PROBLEM REQUIREMENTS:
Give every line of the data again, unchanged, but with no pictures.

PROVIDED MATERIAL:
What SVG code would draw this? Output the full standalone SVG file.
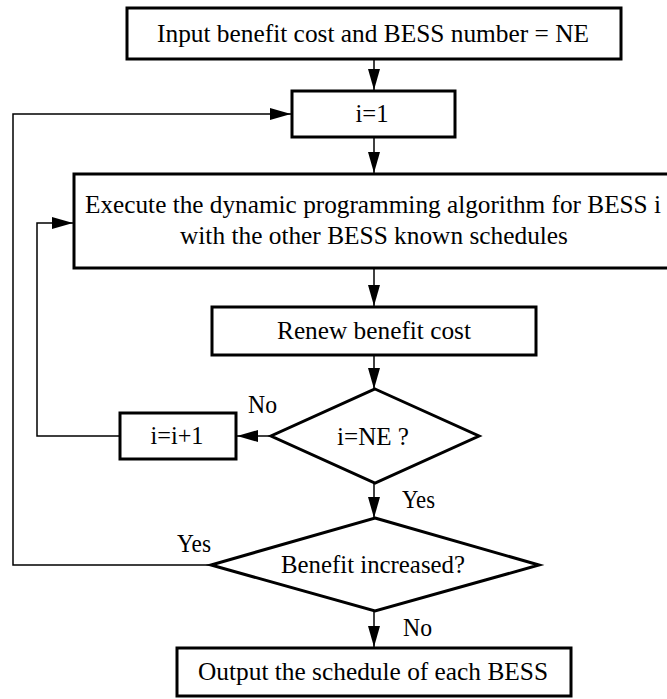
<svg xmlns="http://www.w3.org/2000/svg" width="667" height="699" viewBox="0 0 667 699">
<defs>
<style>
.box{fill:#fff;stroke:#000;stroke-width:3}
.t{font-family:"Liberation Serif","Times New Roman",serif;font-size:26px;fill:#000;text-anchor:middle}
.lbl{font-family:"Liberation Serif","Times New Roman",serif;font-size:25px;fill:#000}
.c{fill:none;stroke:#000;stroke-width:1.5}
</style>
<marker id="ah" markerUnits="userSpaceOnUse" markerWidth="21" markerHeight="12" refX="21" refY="6" orient="auto">
<path d="M0,0 L21,6 L0,12 z" fill="#000"/>
</marker>
</defs>
<rect width="667" height="699" fill="#fff"/>
<g id="connectors">
<line class="c" x1="374" y1="60" x2="374" y2="90" marker-end="url(#ah)"/>
<line class="c" x1="374" y1="138" x2="374" y2="173" marker-end="url(#ah)"/>
<line class="c" x1="374" y1="269" x2="374" y2="306" marker-end="url(#ah)"/>
<line class="c" x1="374" y1="356" x2="374" y2="389" marker-end="url(#ah)"/>
<line class="c" x1="374" y1="483" x2="374" y2="518" marker-end="url(#ah)"/>
<line class="c" x1="374" y1="611" x2="374" y2="647" marker-end="url(#ah)"/>
<line class="c" x1="271" y1="436" x2="237" y2="436" marker-end="url(#ah)"/>
<polyline class="c" points="120,436 37,436 37,223 73,223" marker-end="url(#ah)"/>
<polyline class="c" points="211,565 13,565 13,114 291,114" marker-end="url(#ah)"/>
<text class="lbl" x="248" y="413" textLength="29" lengthAdjust="spacingAndGlyphs">No</text>
<text class="lbl" x="402" y="508" textLength="33" lengthAdjust="spacingAndGlyphs">Yes</text>
<text class="lbl" x="177" y="552" textLength="34" lengthAdjust="spacingAndGlyphs">Yes</text>
<text class="lbl" x="403" y="636" textLength="29" lengthAdjust="spacingAndGlyphs">No</text>
</g>
<g id="input">
<rect class="box" x="127" y="8" width="494" height="51"/>
<text class="t" x="373" y="42" textLength="432" lengthAdjust="spacingAndGlyphs">Input benefit cost and BESS number = NE</text>
</g>
<g id="init">
<rect class="box" x="292" y="91" width="163" height="46"/>
<text class="t" x="372" y="122" textLength="33" lengthAdjust="spacingAndGlyphs">i=1</text>
</g>
<g id="execute">
<rect class="box" x="74" y="174" width="600" height="94"/>
<text class="t" x="373" y="213" textLength="576" lengthAdjust="spacingAndGlyphs">Execute the dynamic programming algorithm for BESS i</text>
<text class="t" x="374" y="244" textLength="388" lengthAdjust="spacingAndGlyphs">with the other BESS known schedules</text>
</g>
<g id="renew">
<rect class="box" x="212" y="307" width="324" height="48"/>
<text class="t" x="374" y="339" textLength="194" lengthAdjust="spacingAndGlyphs">Renew benefit cost</text>
</g>
<g id="check-ne">
<polygon class="box" points="375,389 479,436 375,483 271,436"/>
<text class="t" x="373" y="445" textLength="72" lengthAdjust="spacingAndGlyphs">i=NE ?</text>
</g>
<g id="increment">
<rect class="box" x="120" y="413" width="116" height="46"/>
<text class="t" x="177" y="444" textLength="53" lengthAdjust="spacingAndGlyphs">i=i+1</text>
</g>
<g id="check-benefit">
<polygon class="box" points="375,518 539,565 375,611 211,565"/>
<text class="t" x="373" y="573" textLength="184" lengthAdjust="spacingAndGlyphs">Benefit increased?</text>
</g>
<g id="output">
<rect class="box" x="177" y="648" width="394" height="48"/>
<text class="t" x="373" y="680" textLength="350" lengthAdjust="spacingAndGlyphs">Output the schedule of each BESS</text>
</g>
</svg>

EXPECTED ANSWER:
What SVG code would draw this? Output the full standalone SVG file.
<svg xmlns="http://www.w3.org/2000/svg" width="667" height="699" viewBox="0 0 667 699">
<defs>
<style>
.box{fill:#fff;stroke:#000;stroke-width:3}
.t{font-family:"Liberation Serif","Times New Roman",serif;font-size:26px;fill:#000;text-anchor:middle}
.lbl{font-family:"Liberation Serif","Times New Roman",serif;font-size:25px;fill:#000}
.c{fill:none;stroke:#000;stroke-width:1.5}
</style>
<marker id="ah" markerUnits="userSpaceOnUse" markerWidth="21" markerHeight="12" refX="21" refY="6" orient="auto">
<path d="M0,0 L21,6 L0,12 z" fill="#000"/>
</marker>
</defs>
<rect width="667" height="699" fill="#fff"/>
<g id="connectors">
<line class="c" x1="374" y1="60" x2="374" y2="90" marker-end="url(#ah)"/>
<line class="c" x1="374" y1="138" x2="374" y2="173" marker-end="url(#ah)"/>
<line class="c" x1="374" y1="269" x2="374" y2="306" marker-end="url(#ah)"/>
<line class="c" x1="374" y1="356" x2="374" y2="389" marker-end="url(#ah)"/>
<line class="c" x1="374" y1="483" x2="374" y2="518" marker-end="url(#ah)"/>
<line class="c" x1="374" y1="611" x2="374" y2="647" marker-end="url(#ah)"/>
<line class="c" x1="271" y1="436" x2="237" y2="436" marker-end="url(#ah)"/>
<polyline class="c" points="120,436 37,436 37,223 73,223" marker-end="url(#ah)"/>
<polyline class="c" points="211,565 13,565 13,114 291,114" marker-end="url(#ah)"/>
<text class="lbl" x="248" y="413" textLength="29" lengthAdjust="spacingAndGlyphs">No</text>
<text class="lbl" x="402" y="508" textLength="33" lengthAdjust="spacingAndGlyphs">Yes</text>
<text class="lbl" x="177" y="552" textLength="34" lengthAdjust="spacingAndGlyphs">Yes</text>
<text class="lbl" x="403" y="636" textLength="29" lengthAdjust="spacingAndGlyphs">No</text>
</g>
<g id="input">
<rect class="box" x="127" y="8" width="494" height="51"/>
<text class="t" x="373" y="42" textLength="432" lengthAdjust="spacingAndGlyphs">Input benefit cost and BESS number = NE</text>
</g>
<g id="init">
<rect class="box" x="292" y="91" width="163" height="46"/>
<text class="t" x="372" y="122" textLength="33" lengthAdjust="spacingAndGlyphs">i=1</text>
</g>
<g id="execute">
<rect class="box" x="74" y="174" width="600" height="94"/>
<text class="t" x="373" y="213" textLength="576" lengthAdjust="spacingAndGlyphs">Execute the dynamic programming algorithm for BESS i</text>
<text class="t" x="374" y="244" textLength="388" lengthAdjust="spacingAndGlyphs">with the other BESS known schedules</text>
</g>
<g id="renew">
<rect class="box" x="212" y="307" width="324" height="48"/>
<text class="t" x="374" y="339" textLength="194" lengthAdjust="spacingAndGlyphs">Renew benefit cost</text>
</g>
<g id="check-ne">
<polygon class="box" points="375,389 479,436 375,483 271,436"/>
<text class="t" x="373" y="445" textLength="72" lengthAdjust="spacingAndGlyphs">i=NE ?</text>
</g>
<g id="increment">
<rect class="box" x="120" y="413" width="116" height="46"/>
<text class="t" x="177" y="444" textLength="53" lengthAdjust="spacingAndGlyphs">i=i+1</text>
</g>
<g id="check-benefit">
<polygon class="box" points="375,518 539,565 375,611 211,565"/>
<text class="t" x="373" y="573" textLength="184" lengthAdjust="spacingAndGlyphs">Benefit increased?</text>
</g>
<g id="output">
<rect class="box" x="177" y="648" width="394" height="48"/>
<text class="t" x="373" y="680" textLength="350" lengthAdjust="spacingAndGlyphs">Output the schedule of each BESS</text>
</g>
</svg>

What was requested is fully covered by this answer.